-- Begin --

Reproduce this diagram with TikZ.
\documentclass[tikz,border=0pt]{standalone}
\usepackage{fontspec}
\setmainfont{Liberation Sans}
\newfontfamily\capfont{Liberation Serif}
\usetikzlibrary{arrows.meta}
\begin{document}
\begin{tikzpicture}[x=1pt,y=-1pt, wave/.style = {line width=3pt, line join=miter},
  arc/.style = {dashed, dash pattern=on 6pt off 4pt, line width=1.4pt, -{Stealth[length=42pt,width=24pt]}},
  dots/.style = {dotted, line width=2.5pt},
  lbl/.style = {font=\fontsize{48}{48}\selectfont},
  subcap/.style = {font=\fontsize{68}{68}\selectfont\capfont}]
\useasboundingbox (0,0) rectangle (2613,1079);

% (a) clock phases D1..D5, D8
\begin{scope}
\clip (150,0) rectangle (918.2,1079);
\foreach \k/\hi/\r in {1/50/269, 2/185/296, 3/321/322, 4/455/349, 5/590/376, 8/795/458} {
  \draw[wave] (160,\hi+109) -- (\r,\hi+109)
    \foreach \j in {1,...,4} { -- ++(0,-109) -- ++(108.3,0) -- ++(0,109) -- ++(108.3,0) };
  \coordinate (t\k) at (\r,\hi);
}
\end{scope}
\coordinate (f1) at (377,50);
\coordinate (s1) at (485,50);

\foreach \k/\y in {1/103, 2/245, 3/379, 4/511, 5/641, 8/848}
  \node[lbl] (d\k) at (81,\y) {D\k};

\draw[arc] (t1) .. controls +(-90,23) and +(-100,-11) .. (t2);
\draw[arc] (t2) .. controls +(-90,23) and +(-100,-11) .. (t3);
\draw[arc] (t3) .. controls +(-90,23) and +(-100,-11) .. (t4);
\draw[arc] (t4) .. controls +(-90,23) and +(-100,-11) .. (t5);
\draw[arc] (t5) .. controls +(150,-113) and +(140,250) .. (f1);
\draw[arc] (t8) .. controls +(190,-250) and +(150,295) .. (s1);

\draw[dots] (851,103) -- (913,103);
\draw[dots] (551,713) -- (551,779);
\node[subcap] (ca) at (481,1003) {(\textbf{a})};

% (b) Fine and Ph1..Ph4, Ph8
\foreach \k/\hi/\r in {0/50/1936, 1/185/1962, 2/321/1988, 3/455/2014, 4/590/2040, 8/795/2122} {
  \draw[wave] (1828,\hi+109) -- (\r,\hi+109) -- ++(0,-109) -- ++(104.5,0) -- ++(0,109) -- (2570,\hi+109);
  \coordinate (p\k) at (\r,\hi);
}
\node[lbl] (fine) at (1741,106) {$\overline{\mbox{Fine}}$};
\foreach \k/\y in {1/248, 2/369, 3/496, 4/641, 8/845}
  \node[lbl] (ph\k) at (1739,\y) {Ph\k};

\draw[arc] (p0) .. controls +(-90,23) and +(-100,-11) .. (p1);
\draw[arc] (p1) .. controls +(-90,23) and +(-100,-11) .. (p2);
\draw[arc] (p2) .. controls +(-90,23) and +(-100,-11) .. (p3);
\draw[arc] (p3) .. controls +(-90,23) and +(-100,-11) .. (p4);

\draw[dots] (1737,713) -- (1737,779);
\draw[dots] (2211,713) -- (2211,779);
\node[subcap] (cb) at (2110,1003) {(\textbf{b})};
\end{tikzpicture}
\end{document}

-- End --

◆ **Challenge**
Quote each line of the listing above exactly.

◆ **Full answer**
Reproduce this diagram with TikZ.
\documentclass[tikz,border=0pt]{standalone}
\usepackage{fontspec}
\setmainfont{Liberation Sans}
\newfontfamily\capfont{Liberation Serif}
\usetikzlibrary{arrows.meta}
\begin{document}
\begin{tikzpicture}[x=1pt,y=-1pt, wave/.style = {line width=3pt, line join=miter},
  arc/.style = {dashed, dash pattern=on 6pt off 4pt, line width=1.4pt, -{Stealth[length=42pt,width=24pt]}},
  dots/.style = {dotted, line width=2.5pt},
  lbl/.style = {font=\fontsize{48}{48}\selectfont},
  subcap/.style = {font=\fontsize{68}{68}\selectfont\capfont}]
\useasboundingbox (0,0) rectangle (2613,1079);

% (a) clock phases D1..D5, D8
\begin{scope}
\clip (150,0) rectangle (918.2,1079);
\foreach \k/\hi/\r in {1/50/269, 2/185/296, 3/321/322, 4/455/349, 5/590/376, 8/795/458} {
  \draw[wave] (160,\hi+109) -- (\r,\hi+109)
    \foreach \j in {1,...,4} { -- ++(0,-109) -- ++(108.3,0) -- ++(0,109) -- ++(108.3,0) };
  \coordinate (t\k) at (\r,\hi);
}
\end{scope}
\coordinate (f1) at (377,50);
\coordinate (s1) at (485,50);

\foreach \k/\y in {1/103, 2/245, 3/379, 4/511, 5/641, 8/848}
  \node[lbl] (d\k) at (81,\y) {D\k};

\draw[arc] (t1) .. controls +(-90,23) and +(-100,-11) .. (t2);
\draw[arc] (t2) .. controls +(-90,23) and +(-100,-11) .. (t3);
\draw[arc] (t3) .. controls +(-90,23) and +(-100,-11) .. (t4);
\draw[arc] (t4) .. controls +(-90,23) and +(-100,-11) .. (t5);
\draw[arc] (t5) .. controls +(150,-113) and +(140,250) .. (f1);
\draw[arc] (t8) .. controls +(190,-250) and +(150,295) .. (s1);

\draw[dots] (851,103) -- (913,103);
\draw[dots] (551,713) -- (551,779);
\node[subcap] (ca) at (481,1003) {(\textbf{a})};

% (b) Fine and Ph1..Ph4, Ph8
\foreach \k/\hi/\r in {0/50/1936, 1/185/1962, 2/321/1988, 3/455/2014, 4/590/2040, 8/795/2122} {
  \draw[wave] (1828,\hi+109) -- (\r,\hi+109) -- ++(0,-109) -- ++(104.5,0) -- ++(0,109) -- (2570,\hi+109);
  \coordinate (p\k) at (\r,\hi);
}
\node[lbl] (fine) at (1741,106) {$\overline{\mbox{Fine}}$};
\foreach \k/\y in {1/248, 2/369, 3/496, 4/641, 8/845}
  \node[lbl] (ph\k) at (1739,\y) {Ph\k};

\draw[arc] (p0) .. controls +(-90,23) and +(-100,-11) .. (p1);
\draw[arc] (p1) .. controls +(-90,23) and +(-100,-11) .. (p2);
\draw[arc] (p2) .. controls +(-90,23) and +(-100,-11) .. (p3);
\draw[arc] (p3) .. controls +(-90,23) and +(-100,-11) .. (p4);

\draw[dots] (1737,713) -- (1737,779);
\draw[dots] (2211,713) -- (2211,779);
\node[subcap] (cb) at (2110,1003) {(\textbf{b})};
\end{tikzpicture}
\end{document}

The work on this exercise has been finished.